I was with my father visiting my great Aunt in Roswell, Georgia (a small town near Atlanta) in my 20's. We were in an area where there were shops and people milling about when we were approached by a very old man.

"Say, aren't you Alfred Sanders' grandson?" he said to my father. "Why, yes, I am”, my father responded. There ensued a conversation between the two men that I was privy to standing next to my father. The man explained that he had been a lifelong resident of the area where my great grandfather lived and was friends with my great grandfather. He had moved to Atlanta with his children in his declining years to be close to them and for them to assist in his care. He began telling us stories of his days with my great grandfather and we were enjoying the tales. Suddenly he stopped and became quite serious.

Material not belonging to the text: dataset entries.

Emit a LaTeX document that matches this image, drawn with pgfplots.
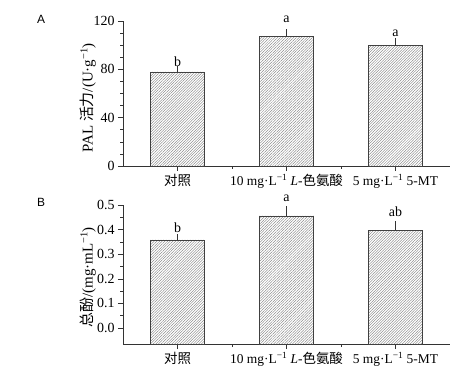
\documentclass[border=0pt]{standalone}
\usepackage{pgfplots}
\pgfplotsset{compat=1.18}
\usetikzlibrary{patterns.meta}
\usepackage{fontspec}
\setmainfont{Liberation Serif}
\newfontfamily\cjk{Noto Sans CJK SC}
\newfontfamily\sansA{Liberation Sans}
\begin{document}
\begin{tikzpicture}
\pgfplotsset{
 panel/.style={
  scale only axis, width=327bp, xmin=-0.5, xmax=2.5,
  axis x line*=bottom, axis y line*=left,
  axis line style={-, black!80, line width=0.6pt},
  tick align=outside, major tick length=5bp, minor tick length=3bp,
  every tick/.style={black!80, line width=0.6pt},
  xtick={0,1,2}, minor xtick={0.5,1.5},
  xticklabels={{\cjk 对照}, {10 mg·L\textsuperscript{\char"2212 1} \textit{L}-{\cjk 色氨酸}}, {5 mg·L\textsuperscript{\char"2212 1} 5-MT}},
  xticklabel style={font=\fontsize{13.5}{16}\selectfont},
  yticklabel style={font=\fontsize{14}{16}\selectfont},
  /pgf/number format/assume math mode=true,
  clip=false, ybar, bar width=0.5,
  anchor=south west,
 },
 barstyle/.style={draw=black!75, line width=0.6pt,
  pattern={Lines[angle=45,distance=1.9pt,line width=0.35pt]}, pattern color=black!55,
  error bars/.cd, y dir=plus, y explicit,
  error bar style={black!80, line width=0.6pt},
  error mark options={black!80, line width=0.6pt, mark size=2.5bp}}
}
% Panel A
\begin{axis}[panel, at={(123bp,208bp)}, height=145bp,
  ymin=0, ymax=120, ytick={0,40,80,120},
  minor ytick={10,20,30,50,60,70,90,100,110},
  every axis y label/.style={at={(axis description cs:-0.107,0.47)}, rotate=90, anchor=center, font=\fontsize{15}{17}\selectfont},
  ylabel={PAL {\cjk 活力}/(U·g\textsuperscript{\char"2212 1})}]
\addplot[barstyle] coordinates {(0,77.9) +- (0,2.5) (1,107.0) +- (0,4.2) (2,99.5) +- (0,4.2)};
\node[font=\fontsize{14}{16}\selectfont] at (axis cs:0,86) {b};
\node[font=\fontsize{14}{16}\selectfont] at (axis cs:1,121.6) {a};
\node[font=\fontsize{14}{16}\selectfont] at (axis cs:2,110) {a};
\end{axis}
% Panel B (bars start at the axis floor, -0.065)
\begin{axis}[panel, at={(123bp,30bp)}, height=139bp,
  ymin=0, ymax=0.565, y filter/.expression={y+0.065},
  ytick={0.065,0.165,0.265,0.365,0.465,0.565},
  yticklabels={0.0,0.1,0.2,0.3,0.4,0.5},
  minor ytick={0.115,0.215,0.315,0.415,0.515},
  every axis y label/.style={at={(axis description cs:-0.107,0.48)}, rotate=90, anchor=center, font=\fontsize{15}{17}\selectfont},
  ylabel={{\cjk 总酚}/(mg·mL\textsuperscript{\char"2212 1})}]
\addplot[barstyle] coordinates {(0,0.358) +- (0,0.012) (1,0.456) +- (0,0.028) (2,0.397) +- (0,0.026)};
\node[font=\fontsize{14}{16}\selectfont] at (axis cs:0,0.474) {b};
\node[font=\fontsize{14}{16}\selectfont] at (axis cs:1,0.592) {a};
\node[font=\fontsize{14}{16}\selectfont] at (axis cs:2,0.537) {ab};
\end{axis}
\node[font=\sansA\fontsize{12}{14}\selectfont] at (41bp,355bp) {A};
\node[font=\sansA\fontsize{12}{14}\selectfont] at (41bp,172bp) {B};
\path (0,0) rectangle (471bp,374bp);
\end{tikzpicture}
\end{document}
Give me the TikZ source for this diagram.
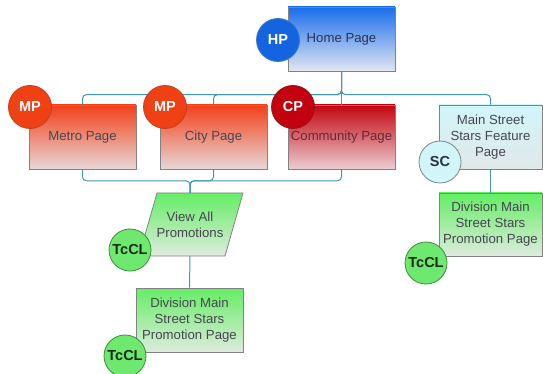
\documentclass[tikz,border=0pt]{standalone}
\usepackage{fontspec}
\setmainfont{Liberation Sans}
\usetikzlibrary{calc}
\definecolor{conn}{RGB}{64,150,178}
\definecolor{boxline}{RGB}{130,130,130}
\definecolor{boxtext}{RGB}{70,70,80}
\definecolor{homeTop}{RGB}{25,110,235}
\definecolor{homeBot}{RGB}{225,230,242}
\definecolor{homeText}{RGB}{40,50,90}
\definecolor{redTop}{RGB}{242,65,25}
\definecolor{redBot}{RGB}{232,215,215}
\definecolor{commTop}{RGB}{195,5,15}
\definecolor{commBot}{RGB}{235,205,210}
\definecolor{commText}{RGB}{100,40,50}
\definecolor{cyanTop}{RGB}{208,246,250}
\definecolor{cyanBot}{RGB}{225,232,232}
\definecolor{greenTop}{RGB}{100,238,100}
\definecolor{greenBot}{RGB}{222,235,222}
\definecolor{hpFill}{RGB}{20,100,225}
\definecolor{hpLine}{RGB}{60,120,200}
\definecolor{mpFill}{RGB}{240,65,20}
\definecolor{mpLine}{RGB}{200,60,30}
\definecolor{cpFill}{RGB}{195,0,15}
\definecolor{cpLine}{RGB}{150,20,20}
\definecolor{scFill}{RGB}{210,245,250}
\definecolor{scLine}{RGB}{120,135,140}
\definecolor{scText}{RGB}{40,50,60}
\definecolor{tcFill}{RGB}{110,232,110}
\definecolor{tcLine}{RGB}{60,140,60}
\definecolor{tcText}{RGB}{20,45,20}
\begin{document}
\begin{tikzpicture}[x=1pt,y=-1pt,
  pagebox/.style={draw=boxline, line width=0.8pt, minimum width=107pt, minimum height=64pt,
    inner sep=0pt, align=center, font=\fontsize{13.2}{16}\selectfont, text=boxtext},
  redbox/.style={pagebox, top color=redTop, bottom color=redBot},
  greenbox/.style={pagebox, top color=greenTop, bottom color=greenBot},
  badge/.style={circle, minimum size=43pt, inner sep=0pt, line width=0.8pt,
    font=\bfseries\fontsize{14.5}{14.5}\selectfont},
  hpbadge/.style={badge, fill=hpFill, draw=hpLine, text=white},
  mpbadge/.style={badge, fill=mpFill, draw=mpLine, text=white},
  cpbadge/.style={badge, fill=cpFill, draw=cpLine, text=white},
  scbadge/.style={badge, fill=scFill, draw=scLine, text=scText},
  tcbadge/.style={badge, fill=tcFill, draw=tcLine, text=tcText},
  link/.style={draw=conn, line width=1pt, rounded corners=4pt}]
\useasboundingbox (0,0) rectangle (543,374);

% page boxes
\node[pagebox, top color=homeTop, bottom color=homeBot, text=homeText] (home) at (341.5,39) {Home Page};
\node[redbox] (metro) at (82.5,137) {Metro Page};
\node[redbox] (city) at (213.5,137) {City Page};
\node[pagebox, top color=commTop, bottom color=commBot, text=commText] (comm) at (341.5,137) {Community Page};
\node[pagebox, minimum width=103pt, top color=cyanTop, bottom color=cyanBot] (mainst) at (490.5,137) {Main Street\\Stars Feature\\Page};
\node[greenbox, minimum width=103pt, minimum height=63pt] (divr) at (490.5,224.5) {Division Main\\Street Stars\\Promotion Page};
\node[greenbox] (divl) at (189.5,320) {Division Main\\Street Stars\\Promotion Page};

% view all promotions (parallelogram)
\draw[boxline, line width=0.8pt, top color=greenTop, bottom color=greenBot]
  (139,256) -- (225,256) -- (243,193) -- (157,193) -- cycle;
\node[inner sep=0pt, minimum width=86pt, minimum height=63pt, align=center,
  font=\fontsize{13.2}{16}\selectfont, text=boxtext] (va) at (190,224.5) {View All\\Promotions};

% connectors
\draw[link] (home.south) |- ($(metro.north)+(0,-10)$) -- (metro.north);
\draw[link] (home.south) |- ($(city.north)+(0,-10)$) -- (city.north);
\draw[link] (home.south) -- (comm.north);
\draw[link] (home.south) |- ($(mainst.north)+(0,-10)$) -- (mainst.north);
\draw[link] (metro.south) |- ($(va.north)+(0,-12)$) -- (va.north);
\draw[link] (city.south) |- ($(va.north)+(0,-12)$) -- (va.north);
\draw[link] (comm.south) |- ($(va.north)+(0,-12)$) -- (va.north);
\draw[link] (va.south) -- (divl.north);
\draw[link] (mainst.south) -- (divr.north);

% badges
\node[hpbadge] (hp) at (278,40) {HP};
\node[mpbadge] (mp1) at (30,107) {MP};
\node[mpbadge] (mp2) at (165,107) {MP};
\node[cpbadge] (cp) at (293,107) {CP};
\node[scbadge, minimum size=42pt] (sc) at (440,162) {SC};
\node[tcbadge, minimum size=42pt] (tc1) at (130,250) {TcCL};
\node[tcbadge, minimum size=42pt] (tc2) at (125,356) {TcCL};
\node[tcbadge, minimum size=42pt] (tc3) at (426,263) {TcCL};
\end{tikzpicture}
\end{document}
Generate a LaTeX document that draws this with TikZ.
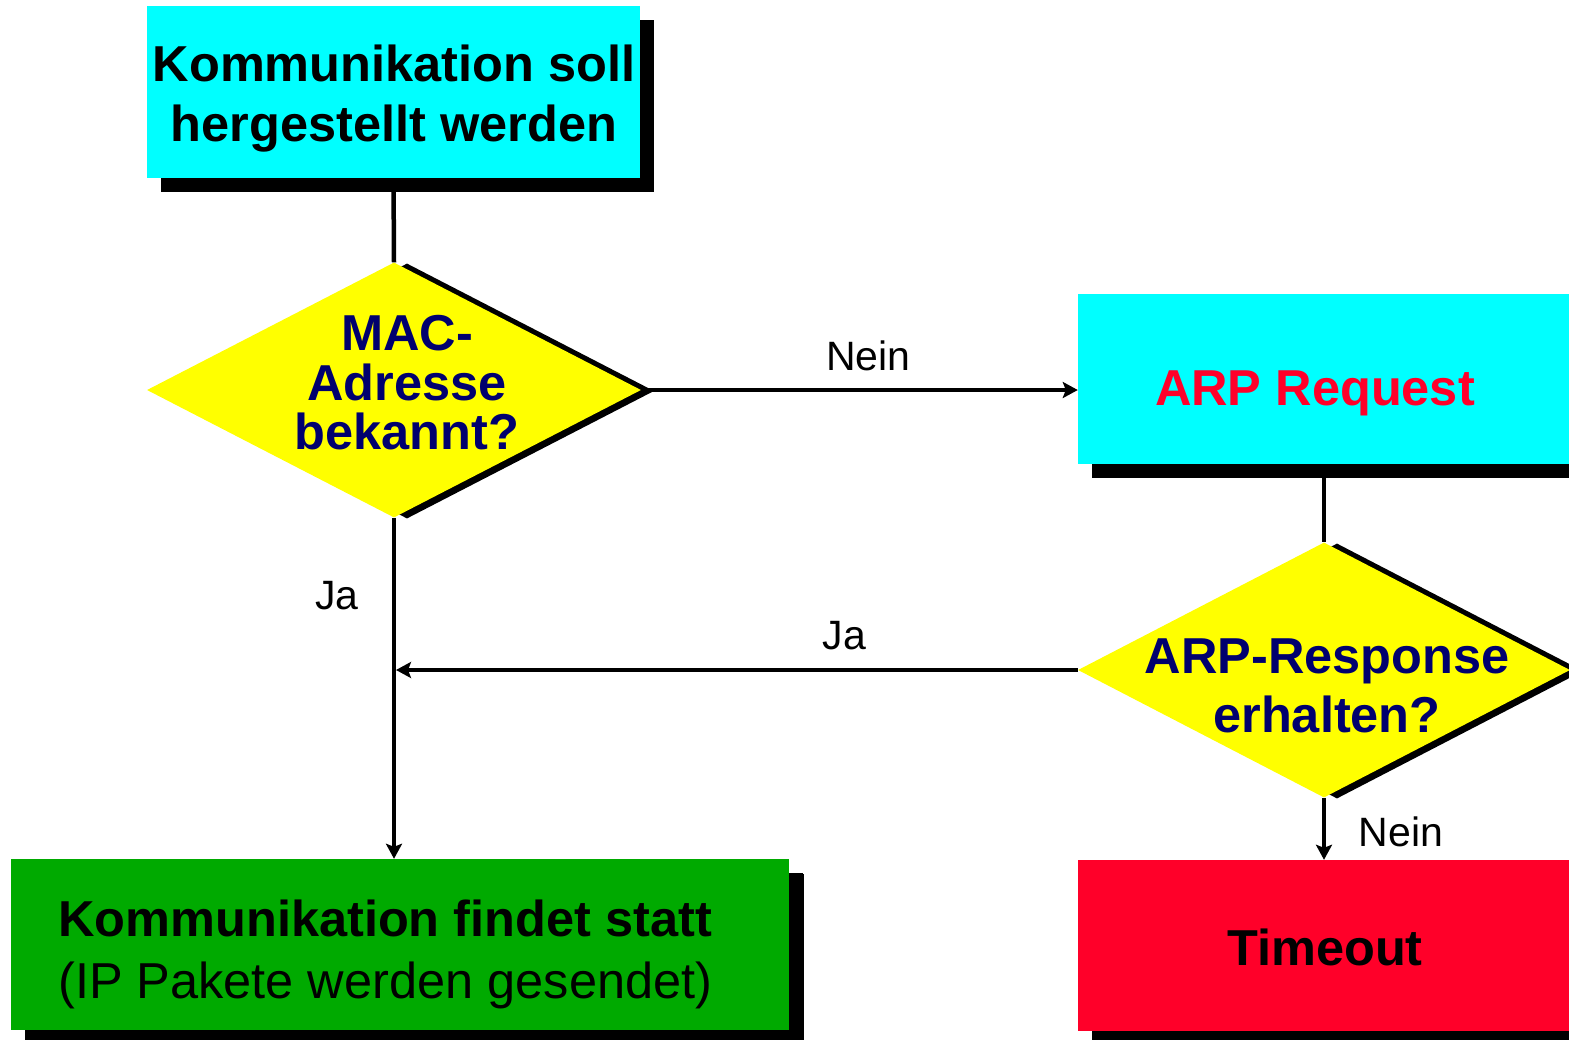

"There is one story that you may not know of." he said. "I was at Bea Addison's store in the hurricane (a store that was well known in the area and a neighborhood near my great grandfather's farm) on a cold morning in December of 1932. We were all standing outside warming ourselves over a fire someone had built and just talking about things. Alfred was there and a young woman was with him. She did not say anything, just stood there warming her hands. After a bit, a car pulled up and she and Alfred walked to the car. She got in and the car pulled away. Alfred came back the fire and I asked him who the woman was. He explained that it was his niece, Bonnie who had come to visit his brother Will, her father.” He went on to say, “I heard later on that she went by the name Bonnie Parker and was the woman we all heard about a couple years later who was killed by the law for robbing banks!"

The only other thing I ever heard related to this was from a great uncle who told me that when the newspaper that had the story about Bonnie and Clyde being killed in it was given to Uncle Will. He looked at it for a long moment and then put it under his mattress. No one ever spoke of it after that.

Was the Bonnie that was Will's daughter the infamous bonnie Parker? I can't be sure. I've never seen any records showing who her father was but it makes a good story, anyway.